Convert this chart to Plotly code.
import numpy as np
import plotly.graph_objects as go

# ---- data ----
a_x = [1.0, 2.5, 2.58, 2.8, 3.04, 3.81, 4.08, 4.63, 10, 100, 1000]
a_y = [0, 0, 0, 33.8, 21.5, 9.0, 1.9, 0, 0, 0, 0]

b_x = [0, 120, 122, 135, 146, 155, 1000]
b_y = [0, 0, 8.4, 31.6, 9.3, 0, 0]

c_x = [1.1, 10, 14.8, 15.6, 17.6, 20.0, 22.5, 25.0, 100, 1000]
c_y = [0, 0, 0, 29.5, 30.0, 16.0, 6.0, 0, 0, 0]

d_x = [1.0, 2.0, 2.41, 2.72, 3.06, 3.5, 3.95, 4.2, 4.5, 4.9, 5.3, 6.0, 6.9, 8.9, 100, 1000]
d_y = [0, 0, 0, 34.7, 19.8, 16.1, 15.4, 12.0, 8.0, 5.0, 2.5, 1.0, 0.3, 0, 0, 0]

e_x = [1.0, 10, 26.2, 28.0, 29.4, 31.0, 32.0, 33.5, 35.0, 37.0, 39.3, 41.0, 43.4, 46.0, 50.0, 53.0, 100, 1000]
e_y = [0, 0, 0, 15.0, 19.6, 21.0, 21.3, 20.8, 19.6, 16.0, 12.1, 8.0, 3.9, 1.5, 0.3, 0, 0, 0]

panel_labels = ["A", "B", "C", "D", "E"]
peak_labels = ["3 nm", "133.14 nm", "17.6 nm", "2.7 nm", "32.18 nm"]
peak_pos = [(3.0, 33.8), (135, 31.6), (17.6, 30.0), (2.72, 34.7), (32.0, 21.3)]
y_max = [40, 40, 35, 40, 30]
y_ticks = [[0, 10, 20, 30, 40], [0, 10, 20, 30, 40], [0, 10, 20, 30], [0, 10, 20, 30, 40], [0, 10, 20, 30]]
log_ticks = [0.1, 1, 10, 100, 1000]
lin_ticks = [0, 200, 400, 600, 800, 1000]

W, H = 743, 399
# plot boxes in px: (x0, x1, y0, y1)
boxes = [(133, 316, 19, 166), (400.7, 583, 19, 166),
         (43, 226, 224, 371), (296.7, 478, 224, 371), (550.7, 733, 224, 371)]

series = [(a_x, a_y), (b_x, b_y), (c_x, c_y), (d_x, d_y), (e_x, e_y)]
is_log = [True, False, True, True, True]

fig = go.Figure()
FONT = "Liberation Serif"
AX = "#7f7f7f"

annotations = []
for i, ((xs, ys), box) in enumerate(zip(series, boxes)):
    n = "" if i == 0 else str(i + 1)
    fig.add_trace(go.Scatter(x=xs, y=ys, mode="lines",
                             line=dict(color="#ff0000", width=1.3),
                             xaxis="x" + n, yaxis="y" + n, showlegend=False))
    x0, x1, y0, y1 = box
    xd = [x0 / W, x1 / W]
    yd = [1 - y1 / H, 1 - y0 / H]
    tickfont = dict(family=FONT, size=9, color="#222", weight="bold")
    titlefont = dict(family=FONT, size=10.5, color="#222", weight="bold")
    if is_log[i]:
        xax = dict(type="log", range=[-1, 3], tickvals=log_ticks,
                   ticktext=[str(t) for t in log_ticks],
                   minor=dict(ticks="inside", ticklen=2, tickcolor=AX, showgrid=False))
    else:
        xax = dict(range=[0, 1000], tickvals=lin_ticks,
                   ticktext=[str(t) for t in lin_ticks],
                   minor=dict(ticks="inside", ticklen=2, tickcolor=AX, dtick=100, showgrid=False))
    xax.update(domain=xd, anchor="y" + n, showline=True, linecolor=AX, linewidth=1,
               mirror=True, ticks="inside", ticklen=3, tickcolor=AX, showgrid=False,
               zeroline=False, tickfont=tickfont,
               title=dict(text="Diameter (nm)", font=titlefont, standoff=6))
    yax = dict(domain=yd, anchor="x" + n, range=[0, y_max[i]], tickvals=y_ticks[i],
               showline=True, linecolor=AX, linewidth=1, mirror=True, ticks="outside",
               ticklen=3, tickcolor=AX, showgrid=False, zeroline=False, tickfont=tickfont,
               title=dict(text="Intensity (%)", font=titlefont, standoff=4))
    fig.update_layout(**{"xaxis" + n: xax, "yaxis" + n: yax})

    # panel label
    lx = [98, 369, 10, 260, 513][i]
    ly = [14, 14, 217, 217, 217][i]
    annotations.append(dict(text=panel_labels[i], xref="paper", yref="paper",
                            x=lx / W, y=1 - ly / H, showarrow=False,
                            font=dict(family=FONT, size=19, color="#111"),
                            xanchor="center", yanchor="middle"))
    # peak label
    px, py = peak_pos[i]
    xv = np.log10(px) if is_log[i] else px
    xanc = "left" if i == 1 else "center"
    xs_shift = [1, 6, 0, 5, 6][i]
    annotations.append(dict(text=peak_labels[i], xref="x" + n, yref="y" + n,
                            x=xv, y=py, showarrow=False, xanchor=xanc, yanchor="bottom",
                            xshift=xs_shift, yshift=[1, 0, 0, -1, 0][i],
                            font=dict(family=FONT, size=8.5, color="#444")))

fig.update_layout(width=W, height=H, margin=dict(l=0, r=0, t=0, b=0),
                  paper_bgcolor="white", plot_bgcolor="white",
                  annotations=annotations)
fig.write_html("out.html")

Short problem:
Write out every line of the material again, exactly as it reads.

Worked solution:
Convert this chart to Plotly code.
import numpy as np
import plotly.graph_objects as go

# ---- data ----
a_x = [1.0, 2.5, 2.58, 2.8, 3.04, 3.81, 4.08, 4.63, 10, 100, 1000]
a_y = [0, 0, 0, 33.8, 21.5, 9.0, 1.9, 0, 0, 0, 0]

b_x = [0, 120, 122, 135, 146, 155, 1000]
b_y = [0, 0, 8.4, 31.6, 9.3, 0, 0]

c_x = [1.1, 10, 14.8, 15.6, 17.6, 20.0, 22.5, 25.0, 100, 1000]
c_y = [0, 0, 0, 29.5, 30.0, 16.0, 6.0, 0, 0, 0]

d_x = [1.0, 2.0, 2.41, 2.72, 3.06, 3.5, 3.95, 4.2, 4.5, 4.9, 5.3, 6.0, 6.9, 8.9, 100, 1000]
d_y = [0, 0, 0, 34.7, 19.8, 16.1, 15.4, 12.0, 8.0, 5.0, 2.5, 1.0, 0.3, 0, 0, 0]

e_x = [1.0, 10, 26.2, 28.0, 29.4, 31.0, 32.0, 33.5, 35.0, 37.0, 39.3, 41.0, 43.4, 46.0, 50.0, 53.0, 100, 1000]
e_y = [0, 0, 0, 15.0, 19.6, 21.0, 21.3, 20.8, 19.6, 16.0, 12.1, 8.0, 3.9, 1.5, 0.3, 0, 0, 0]

panel_labels = ["A", "B", "C", "D", "E"]
peak_labels = ["3 nm", "133.14 nm", "17.6 nm", "2.7 nm", "32.18 nm"]
peak_pos = [(3.0, 33.8), (135, 31.6), (17.6, 30.0), (2.72, 34.7), (32.0, 21.3)]
y_max = [40, 40, 35, 40, 30]
y_ticks = [[0, 10, 20, 30, 40], [0, 10, 20, 30, 40], [0, 10, 20, 30], [0, 10, 20, 30, 40], [0, 10, 20, 30]]
log_ticks = [0.1, 1, 10, 100, 1000]
lin_ticks = [0, 200, 400, 600, 800, 1000]

W, H = 743, 399
# plot boxes in px: (x0, x1, y0, y1)
boxes = [(133, 316, 19, 166), (400.7, 583, 19, 166),
         (43, 226, 224, 371), (296.7, 478, 224, 371), (550.7, 733, 224, 371)]

series = [(a_x, a_y), (b_x, b_y), (c_x, c_y), (d_x, d_y), (e_x, e_y)]
is_log = [True, False, True, True, True]

fig = go.Figure()
FONT = "Liberation Serif"
AX = "#7f7f7f"

annotations = []
for i, ((xs, ys), box) in enumerate(zip(series, boxes)):
    n = "" if i == 0 else str(i + 1)
    fig.add_trace(go.Scatter(x=xs, y=ys, mode="lines",
                             line=dict(color="#ff0000", width=1.3),
                             xaxis="x" + n, yaxis="y" + n, showlegend=False))
    x0, x1, y0, y1 = box
    xd = [x0 / W, x1 / W]
    yd = [1 - y1 / H, 1 - y0 / H]
    tickfont = dict(family=FONT, size=9, color="#222", weight="bold")
    titlefont = dict(family=FONT, size=10.5, color="#222", weight="bold")
    if is_log[i]:
        xax = dict(type="log", range=[-1, 3], tickvals=log_ticks,
                   ticktext=[str(t) for t in log_ticks],
                   minor=dict(ticks="inside", ticklen=2, tickcolor=AX, showgrid=False))
    else:
        xax = dict(range=[0, 1000], tickvals=lin_ticks,
                   ticktext=[str(t) for t in lin_ticks],
                   minor=dict(ticks="inside", ticklen=2, tickcolor=AX, dtick=100, showgrid=False))
    xax.update(domain=xd, anchor="y" + n, showline=True, linecolor=AX, linewidth=1,
               mirror=True, ticks="inside", ticklen=3, tickcolor=AX, showgrid=False,
               zeroline=False, tickfont=tickfont,
               title=dict(text="Diameter (nm)", font=titlefont, standoff=6))
    yax = dict(domain=yd, anchor="x" + n, range=[0, y_max[i]], tickvals=y_ticks[i],
               showline=True, linecolor=AX, linewidth=1, mirror=True, ticks="outside",
               ticklen=3, tickcolor=AX, showgrid=False, zeroline=False, tickfont=tickfont,
               title=dict(text="Intensity (%)", font=titlefont, standoff=4))
    fig.update_layout(**{"xaxis" + n: xax, "yaxis" + n: yax})

    # panel label
    lx = [98, 369, 10, 260, 513][i]
    ly = [14, 14, 217, 217, 217][i]
    annotations.append(dict(text=panel_labels[i], xref="paper", yref="paper",
                            x=lx / W, y=1 - ly / H, showarrow=False,
                            font=dict(family=FONT, size=19, color="#111"),
                            xanchor="center", yanchor="middle"))
    # peak label
    px, py = peak_pos[i]
    xv = np.log10(px) if is_log[i] else px
    xanc = "left" if i == 1 else "center"
    xs_shift = [1, 6, 0, 5, 6][i]
    annotations.append(dict(text=peak_labels[i], xref="x" + n, yref="y" + n,
                            x=xv, y=py, showarrow=False, xanchor=xanc, yanchor="bottom",
                            xshift=xs_shift, yshift=[1, 0, 0, -1, 0][i],
                            font=dict(family=FONT, size=8.5, color="#444")))

fig.update_layout(width=W, height=H, margin=dict(l=0, r=0, t=0, b=0),
                  paper_bgcolor="white", plot_bgcolor="white",
                  annotations=annotations)
fig.write_html("out.html")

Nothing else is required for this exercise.